The report records that this structure differed from earlier constructions. Lime and surkhi have been used on the floors; plaster and mortar for both the structure and the `pillar bases'. The use of lime mortar becomes popular on such a scale only in the Sultanate period (after 1206 A.D.). These levels of Period VII are also associated with medieval (Islamic) glazed ware and glazed tiles, which came to be produced on a large scale only with the establishment of the Delhi Sultanate. Besides, a niche in the `massive' burnt brick wall had an arch, so typical of the Sultanate period. It can be noticed in one of the photographs in the report, though another photograph shows it decimated. It is clear from the above that construction of the so-called temple structure was wrongly dated as 12th century A.D.

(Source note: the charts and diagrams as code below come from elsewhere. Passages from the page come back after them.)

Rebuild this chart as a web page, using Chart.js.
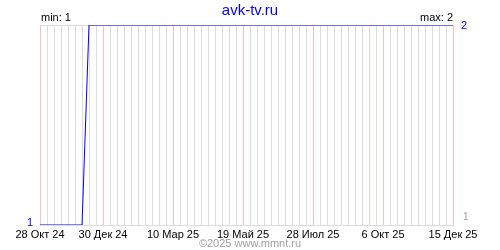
<!DOCTYPE html>
<html lang="ru">
<head>
<meta charset="UTF-8">
<title>avk-tv.ru</title>
<script src="https://cdn.jsdelivr.net/npm/chart.js"></script>
<style>
  body { margin: 0; background: #fff; }
  #wrap { width: 500px; height: 250px; }
</style>
</head>
<body>
<div id="wrap"><canvas id="graf" width="500" height="250"></canvas></div>
<script>
// данные графика
var startDate = '2024-10-28';
var endDate = '2025-12-15';
var dates = ['2024-10-28', '2024-12-09', '2024-12-16', '2025-12-15'];
var values = [1, 1, 2, 2];
var tickDates = ['2024-10-28', '2024-12-30', '2025-03-10', '2025-05-19', '2025-07-28', '2025-10-06', '2025-12-15'];
var tickLabels = ['28 Окт 24', '30 Дек 24', '10 Мар 25', '19 Май 25', '28 Июл 25', '6 Окт 25', '15 Дек 25'];
var titleText = 'avk-tv.ru';
var footerText = '©2025 www.mmnt.ru';

function dayOf(s) {
    var p = s.split('-');
    var t0 = startDate.split('-');
    return Math.round((Date.UTC(+p[0], p[1] - 1, +p[2]) - Date.UTC(+t0[0], t0[1] - 1, +t0[2])) / 86400000);
}

var points = dates.map(function(d, i) { return { x: dayOf(d), y: values[i] }; });
var tickDays = tickDates.map(dayOf);
var lastDay = dayOf(endDate);
var vMin = Math.min.apply(null, values);
var vMax = Math.max.apply(null, values);

var FONT = '"Liberation Sans", Arial, sans-serif';

// подписи: заголовок, min/max, значения оси
var textPlugin = {
    id: 'texts',
    afterDraw: function(chart) {
        var c = chart.ctx, a = chart.chartArea, y = chart.scales.y;
        c.save();
        c.textBaseline = 'alphabetic';
        c.fillStyle = '#0000ff';
        c.font = '15px ' + FONT;
        c.textAlign = 'center';
        c.fillText(titleText, 250, 15);

        c.fillStyle = '#000';
        c.font = '11px ' + FONT;
        c.textAlign = 'left';
        c.fillText('min: ' + vMin, a.left + 1, a.top - 4);
        c.textAlign = 'right';
        c.fillText('max: ' + vMax, a.right, a.top - 4);

        c.fillStyle = '#0000ff';
        c.textAlign = 'right';
        c.fillText(String(vMin), a.left - 7, y.getPixelForValue(vMin) + 1);
        c.textAlign = 'left';
        c.fillText(String(vMax), a.right + 8, y.getPixelForValue(vMax) + 4);

        c.fillStyle = '#a0a0a0';
        c.font = '10px ' + FONT;
        c.fillText(String(vMin), a.right + 10, y.getPixelForValue(vMin) - 5);

        c.font = '11px ' + FONT;
        c.textAlign = 'center';
        c.fillText(footerText, 250, 247);
        c.restore();
    }
};

var ctx = document.getElementById('graf').getContext('2d');
var chart = new Chart(ctx, {
    type: 'line',
    data: {
        datasets: [{
            data: points,
            borderColor: '#0000ff',
            borderWidth: 1,
            pointRadius: 0,
            tension: 0,
            fill: false
        }]
    },
    options: {
        responsive: false,
        animation: false,
        events: [],
        layout: { padding: { left: 40, right: 47, top: 25, bottom: 0 } },
        plugins: {
            legend: { display: false },
            tooltip: { enabled: false },
            title: { display: false }
        },
        scales: {
            // недельная сетка
            x: {
                type: 'linear',
                position: 'bottom',
                min: 0,
                max: lastDay,
                afterFit: function(s) { s.height = 0; s.paddingLeft = 0; s.paddingRight = 0; },
                border: { display: true, color: '#dcdcdc' },
                grid: { drawTicks: false, color: '#dcdcdc' },
                ticks: { stepSize: 7, autoSkip: false, display: false }
            },
            // подписи дат и розовые линии
            xl: {
                type: 'linear',
                position: 'bottom',
                min: 0,
                max: lastDay,
                afterBuildTicks: function(s) {
                    s.ticks = tickDays.map(function(d) { return { value: d }; });
                },
                afterFit: function(s) { s.height = 25; s.paddingLeft = 0; s.paddingRight = 0; },
                border: { display: false },
                grid: { drawTicks: false, color: '#ffbcbc' },
                ticks: {
                    autoSkip: false,
                    maxRotation: 0,
                    padding: 3,
                    color: '#000',
                    font: { family: FONT, size: 11 },
                    callback: function(v) {
                        var i = tickDays.indexOf(Math.round(v));
                        return i >= 0 ? tickLabels[i] : '';
                    }
                }
            },
            y: {
                min: vMin,
                max: vMax,
                afterFit: function(s) { s.width = 0; },
                border: { display: false },
                grid: { drawTicks: false, color: '#dcdcdc' },
                ticks: { display: false, stepSize: 1 }
            }
        }
    },
    plugins: [textPlugin]
});
</script>
</body>
</html>
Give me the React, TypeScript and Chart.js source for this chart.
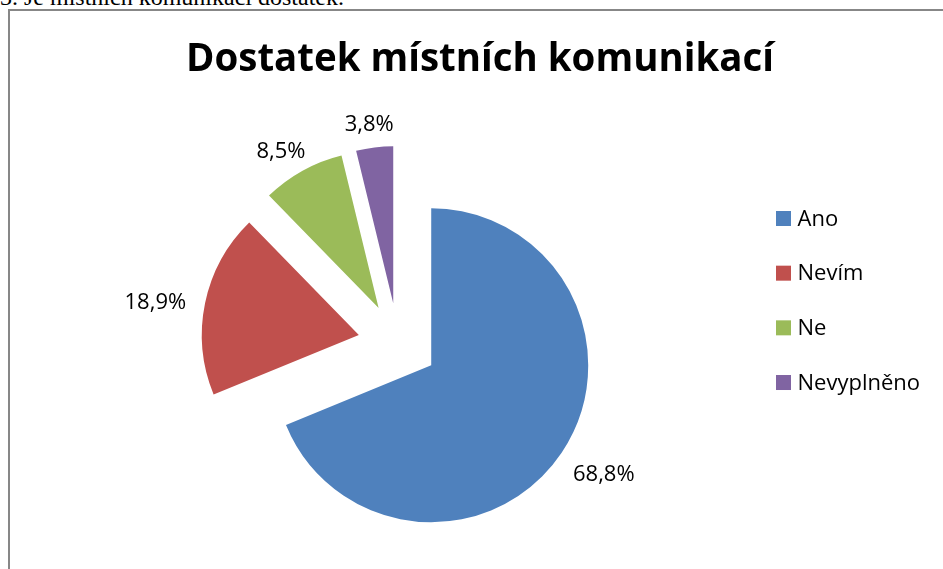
import React, { useEffect, useRef } from "react";
import { Chart, registerables, layouts } from "chart.js";

Chart.register(...registerables);

const HEADING = "3. Je místních komunikací dostatek.";
const TITLE = "Dostatek místních komunikací";
const LABELS = ["Ano", "Nevím", "Ne", "Nevyplněno"];
const VALUES = [68.8, 18.9, 8.5, 3.8];
const COLORS = ["#4F81BD", "#C0504D", "#9BBB59", "#8064A2"];

const EXPLODE = 40;
const FONT = "'Open Sans', 'Noto Sans', sans-serif";
const TITLE_FONT = "'Open Sans', 'Noto Sans', sans-serif";
const LEGEND_WIDTH = 164;

const explodePlugin = {
  id: "explode",
  beforeDatasetDraw(chart: any, args: any) {
    const ctx = chart.ctx;
    args.meta.data.forEach((arc: any) => {
      const mid = (arc.startAngle + arc.endAngle) / 2;
      ctx.save();
      ctx.translate(Math.cos(mid) * EXPLODE, Math.sin(mid) * EXPLODE);
      arc.draw(ctx);
      ctx.restore();
    });
    return false;
  },
};

const labelPlugin = {
  id: "pctLabels",
  afterDatasetsDraw(chart: any) {
    const ctx = chart.ctx;
    const meta = chart.getDatasetMeta(0);
    ctx.save();
    ctx.font = `22px ${FONT}`;
    ctx.fillStyle = "#000";
    ctx.textAlign = "center";
    ctx.textBaseline = "middle";
    meta.data.forEach((arc: any, i: number) => {
      const mid = (arc.startAngle + arc.endAngle) / 2;
      const dx = Math.cos(mid);
      const dy = Math.sin(mid);
      const ax = arc.x + dx * EXPLODE;
      const ay = arc.y + dy * EXPLODE;
      const text = VALUES[i].toFixed(1).replace(".", ",") + "%";
      const w = ctx.measureText(text).width;
      const d = arc.outerRadius + 20;
      const cx = ax + dx * d + dx * (w / 2);
      const cy = ay + dy * d + dy * 9 + 6;
      ctx.fillText(text, cx, cy);
    });
    ctx.restore();
  },
};

// Reserves the legend column on the right and draws the legend in it.
const sideLegendPlugin = {
  id: "sideLegend",
  beforeInit(chart: any) {
    const box: any = {
      position: "right",
      weight: 1000,
      fullSize: false,
      options: {},
      left: 0,
      top: 0,
      right: 0,
      bottom: 0,
      width: 0,
      height: 0,
      isHorizontal() {
        return false;
      },
      update(_maxWidth: number, maxHeight: number) {
        this.width = LEGEND_WIDTH;
        this.height = maxHeight;
      },
      draw() {
        const ctx = chart.ctx;
        ctx.save();
        ctx.font = `22px ${FONT}`;
        ctx.textAlign = "left";
        ctx.textBaseline = "middle";
        const x = this.left + 32.7;
        LABELS.forEach((label, i) => {
          const y = this.top + 43.7 + i * 54.67;
          ctx.fillStyle = COLORS[i];
          ctx.fillRect(x, y - 7.5, 15, 15);
          ctx.fillStyle = "#000";
          ctx.fillText(label, x + 21.5, y + 1);
        });
        ctx.restore();
      },
    };
    layouts.addBox(chart, box);
  },
};

function titleSize(): number {
  const c = document.createElement("canvas").getContext("2d");
  if (!c) return 39;
  c.font = `bold 40px ${TITLE_FONT}`;
  const w = c.measureText(TITLE).width;
  return w > 0 ? (40 * 588) / w : 39;
}

export default function App() {
  const ref = useRef<HTMLCanvasElement | null>(null);

  useEffect(() => {
    if (!ref.current) return;
    const size = titleSize();
    const lh = size * 1.2;
    const areaTop = 174.8;
    const padTop = 60 - lh / 2;
    const padBottom = areaTop - padTop - lh;
    const chart = new Chart(ref.current, {
      type: "pie",
      data: {
        labels: LABELS,
        datasets: [
          {
            data: VALUES,
            backgroundColor: COLORS,
            borderWidth: 0,
            radius: 157,
          } as any,
        ],
      },
      options: {
        responsive: false,
        animation: false,
        devicePixelRatio: 1,
        layout: { padding: { left: 52.7, right: 35.7, top: 0, bottom: 57.8 } },
        plugins: {
          legend: { display: false },
          tooltip: { enabled: false },
          title: {
            display: true,
            text: TITLE,
            align: "center",
            color: "#000",
            font: { family: TITLE_FONT, size, weight: "bold" },
            padding: { top: padTop, bottom: padBottom },
          },
        },
      },
      plugins: [sideLegendPlugin, explodePlugin, labelPlugin],
    });
    return () => chart.destroy();
  }, []);

  return (
    <div
      style={{
        position: "fixed",
        left: 0,
        top: 0,
        width: 943,
        height: 569,
        overflow: "hidden",
        background: "#fff",
      }}
    >
      <div
        style={{
          position: "absolute",
          left: 0,
          top: -15,
          font: "24px 'Liberation Serif', serif",
          lineHeight: "24px",
          whiteSpace: "nowrap",
          color: "#000",
        }}
      >
        {HEADING}
      </div>
      <div
        style={{
          position: "absolute",
          left: 8,
          top: 9,
          width: 1000,
          height: 1000,
          border: "2px solid #878787",
        }}
      />
      <canvas
        ref={ref}
        width={943}
        height={569}
        style={{ position: "absolute", left: 0, top: 0, width: 943, height: 569 }}
      />
    </div>
  );
}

It is evident from the report that the `pillar bases' were nowhere found associated with stone pillars or even their fragments. They have no symbols to establish their identity with a Hindu temple. On the other hand, the occurrence of animal bones from these levels precludes the possibility of the structure being a temple. Moreover, the use of sculptured stones in the foundation wall of the `massive' burnt bricks structure would also lead us to a similar conclusion since the Hindus normally immerse such sculpted remains in water rather than bury these in the ground or in the temple's foundation. Hence it is not possible to agree with the conclusion of the report that there was a temple below the Babri Masjid.

What lay beneath the Babri Masjid according to you?

This can be better judged only after studying the full record of the excavation. Much has not been included in the report. However, one thing is certain: it was not a temple. There is a great possibility of the structure being a Sultanate mosque. Its plan broadly corresponds with that of the Babri Masjid in the lay-out of the western wall, the southern chamber below the southern dome of the Babri Masjid and the extensive floor area of the court yard. It is well known from Mansura in Sindh that the early mosques had pillars in them.